Following a jury trial in the Circuit Court of Page County,
appellant, Terry Roger Skipper, Jr., was convicted of forcible
rape and forcible sodomy. Appellant was sentenced to twenty
years imprisonment on each charge, and the trial court suspended
ten years of the sodomy sentence. We awarded appellant an appeal
limited to the question "whether the trial court erred by
limiting voir dire of the jurors so as to deny appellant a fair
trial." Finding no error, we affirm.
I.
Appellant was charged with the forcible rape and forcible
sodomy of a sixteen-year-old female. On the morning of trial,
appellant's counsel filed a motion requesting that "the rights of
the venire be protected by enlarging the time and questions of
defense counsel during voir dire."
The court agreed with the contention of appellant's counsel
that effective voir dire could be accomplished only through
counsel's interaction with prospective jurors. See Code
§ 8.01-358. The court also stated that it would allow
appellant's counsel to ask any question "that has a tendency to
elicit whether or not a juror can be fair and impartial."
However, the court stated that it would not allow counsel to
conduct individual voir dire unless a juror's response required
it.
The court then requested counsel to submit their proposed
voir dire questions for the court to review and rule on out of
the presence of the jury. In so doing, the court intended to
preclude objections and arguments during the course of voir dire.
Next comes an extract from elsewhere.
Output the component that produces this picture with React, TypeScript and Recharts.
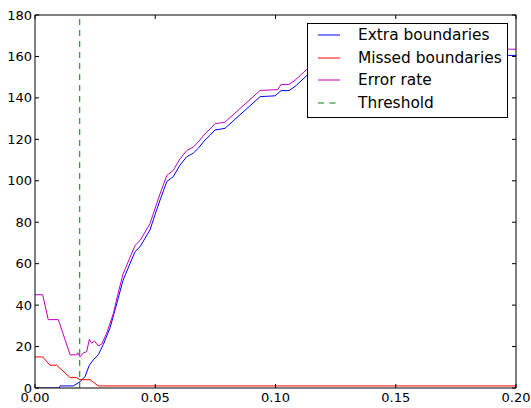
import React from 'react';
import { LineChart, Line, XAxis, YAxis, ReferenceLine, Legend } from 'recharts';

// ---- data ----
const extraX = [0, 0.0101, 0.0104, 0.0159, 0.0187, 0.0208, 0.0226, 0.0242, 0.0263, 0.0284, 0.0312, 0.0343, 0.0366, 0.0416, 0.0437, 0.0478, 0.0506, 0.052, 0.0548, 0.0575, 0.0603, 0.0631, 0.0658, 0.0679, 0.0707, 0.0728, 0.0748, 0.079, 0.0936, 0.0998, 0.1023, 0.1056, 0.1081, 0.1123, 0.1143, 0.1227, 0.1351, 0.1518, 0.1726, 0.2];
const extraY = [0, 0, 1, 1, 3, 5.5, 11, 13.5, 16, 21, 29, 42, 52, 65.8, 68.2, 76.3, 86, 90.7, 99.6, 102, 107.6, 111.6, 113.3, 115.7, 119.7, 122, 124.5, 125.3, 140.6, 141, 143.5, 143.5, 145.5, 150, 152, 155, 158, 160, 160.5, 160.5];

const missedX = [0, 0.0032, 0.0062, 0.009, 0.0146, 0.0173, 0.0187, 0.0229, 0.0263, 0.2];
const missedY = [15, 15, 11, 11, 5, 5, 4, 4, 1, 1];

const errorX = [0, 0.0032, 0.0055, 0.0097, 0.0146, 0.0173, 0.0178, 0.0187, 0.0201, 0.0215, 0.0226, 0.0236, 0.0247, 0.0263, 0.0277, 0.0298, 0.0326, 0.0343, 0.0366, 0.0416, 0.0437, 0.0478, 0.0506, 0.052, 0.0548, 0.0575, 0.0603, 0.0631, 0.0658, 0.0679, 0.0707, 0.0728, 0.0748, 0.079, 0.0936, 0.101, 0.1023, 0.1056, 0.1081, 0.1123, 0.1143, 0.1227, 0.1351, 0.1518, 0.1726, 0.2];
const errorY = [45, 45, 33, 33, 16, 16, 17, 15, 17, 17.5, 23.5, 21.6, 22.7, 20.3, 21.1, 26.4, 36, 44.5, 55, 68.8, 71.2, 79.3, 89, 93.7, 102.6, 105, 110.6, 114.6, 116.3, 118.7, 122.7, 125, 127.5, 128.3, 143.6, 144, 146.5, 146.5, 148.5, 153, 155, 158, 161, 163, 163.5, 163.5];

const threshold = 0.0186;

const xTicks = [0, 0.05, 0.1, 0.15, 0.2];
const yTicks = [0, 20, 40, 60, 80, 100, 120, 140, 160, 180];
const seriesNames = ['Extra boundaries', 'Missed boundaries', 'Error rate', 'Threshold'];

// ---- style ----
const COLORS = ['#0000ff', '#ff0000', '#bf00bf', '#008000'];
const FONT = 'DejaVu Sans';
const TICK_FS = 13;
const LEGEND_FS = 15.4;

const toData = (xs: number[], ys: number[]) => xs.map((x, i) => ({ x, y: ys[i] }));
const extraData = toData(extraX, extraY);
const missedData = toData(missedX, missedY);
const errorData = toData(errorX, errorY);

const BottomTick = (props: any) => {
  const { x, y, payload } = props;
  return (
    <g>
      <line x1={x} x2={x} y1={y} y2={y - 4} stroke="#000" />
      <text x={x} y={y + 14} textAnchor="middle" fontSize={TICK_FS} fontFamily={FONT} fill="#000">
        {Number(payload.value).toFixed(2)}
      </text>
    </g>
  );
};
const TopTick = (props: any) => {
  const { x, y } = props;
  return <line x1={x} x2={x} y1={y} y2={y + 4} stroke="#000" />;
};
const LeftTick = (props: any) => {
  const { x, y, payload } = props;
  return (
    <g>
      <line x1={x} x2={x + 4} y1={y} y2={y} stroke="#000" />
      <text x={x - 3} y={y + 4.6} textAnchor="end" fontSize={TICK_FS} fontFamily={FONT} fill="#000">
        {payload.value}
      </text>
    </g>
  );
};
const RightTick = (props: any) => {
  const { x, y } = props;
  return <line x1={x} x2={x - 4} y1={y} y2={y} stroke="#000" />;
};

const rowCenters = [11, 33.7, 56, 78.7];

const renderLegend = () => (
  <div
    style={{
      position: 'relative',
      width: 201,
      height: 95,
      boxSizing: 'border-box',
      border: '1px solid #000',
      background: '#fff',
    }}
  >
    {seriesNames.map((name, i) => (
      <div key={name} style={{ position: 'absolute', left: 0, top: rowCenters[i] - 10, height: 20, width: 199 }}>
        <svg width={22} height={20} style={{ position: 'absolute', left: 10, top: 0 }}>
          <line
            x1={0}
            x2={22}
            y1={10}
            y2={10}
            stroke={COLORS[i]}
            strokeWidth={1}
            strokeDasharray={i === 3 ? '6 5.5' : undefined}
          />
        </svg>
        <span
          style={{
            position: 'absolute',
            left: 50,
            top: 0,
            lineHeight: '20px',
            fontSize: LEGEND_FS,
            fontFamily: FONT,
            whiteSpace: 'nowrap',
            color: '#000',
          }}
        >
          {name}
        </span>
      </div>
    ))}
  </div>
);

export default function App() {
  return (
    <div style={{ position: 'absolute', left: 0, top: 0, width: 531, height: 408, background: '#fff' }}>
      <LineChart width={531} height={408} margin={{ top: 14, right: 14, bottom: 19, left: 34 }}>
        <XAxis
          xAxisId={0}
          dataKey="x"
          type="number"
          domain={[0, 0.2]}
          ticks={xTicks}
          interval={0}
          height={1}
          tickSize={0}
          tickMargin={0}
          tickLine={false}
          axisLine={{ stroke: '#000' }}
          tick={<BottomTick />}
          allowDataOverflow
        />
        <XAxis
          xAxisId="top"
          orientation="top"
          dataKey="x"
          type="number"
          domain={[0, 0.2]}
          ticks={xTicks}
          interval={0}
          height={1}
          tickSize={0}
          tickMargin={0}
          tickLine={false}
          axisLine={{ stroke: '#000' }}
          tick={<TopTick />}
          allowDataOverflow
        />
        <YAxis
          yAxisId={0}
          type="number"
          domain={[0, 180]}
          ticks={yTicks}
          interval={0}
          width={1}
          tickSize={0}
          tickMargin={0}
          tickLine={false}
          axisLine={{ stroke: '#000' }}
          tick={<LeftTick />}
          allowDataOverflow
        />
        <YAxis
          yAxisId="right"
          orientation="right"
          type="number"
          domain={[0, 180]}
          ticks={yTicks}
          interval={0}
          width={1}
          tickSize={0}
          tickMargin={0}
          tickLine={false}
          axisLine={{ stroke: '#000' }}
          tick={<RightTick />}
          allowDataOverflow
        />
        <Line data={extraData} dataKey="y" name={seriesNames[0]} type="linear" stroke={COLORS[0]} strokeWidth={1} dot={false} isAnimationActive={false} />
        <Line data={missedData} dataKey="y" name={seriesNames[1]} type="linear" stroke={COLORS[1]} strokeWidth={1} dot={false} isAnimationActive={false} />
        <Line data={errorData} dataKey="y" name={seriesNames[2]} type="linear" stroke={COLORS[2]} strokeWidth={1} dot={false} isAnimationActive={false} />
        <ReferenceLine x={threshold} stroke={COLORS[3]} strokeWidth={1} strokeDasharray="6 5" />
        <Legend
          layout="vertical"
          align="center"
          verticalAlign="middle"
          content={renderLegend}
          wrapperStyle={{ left: 307, top: 23, width: 201, height: 95 }}
        />
      </LineChart>
    </div>
  );
}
In addition to counsel's voir dire, the court stated that it
would ask the "traditional questions" from the judge's bench book
and would prepare a questionnaire for the jurors so that they
could privately address whether they or anyone in their family
had been the victim of sexual assault or had been accused of such
an offense. The court reiterated its practice of withholding
questions of individual jurors until it had received individual
responses. Appellant raised no objection to the court's proposed
procedure.
Appellant's counsel submitted four questions to the court,
the following two of which are at issue on appeal:
(1) Can anyone imagine why a not-guilty
person would not testify?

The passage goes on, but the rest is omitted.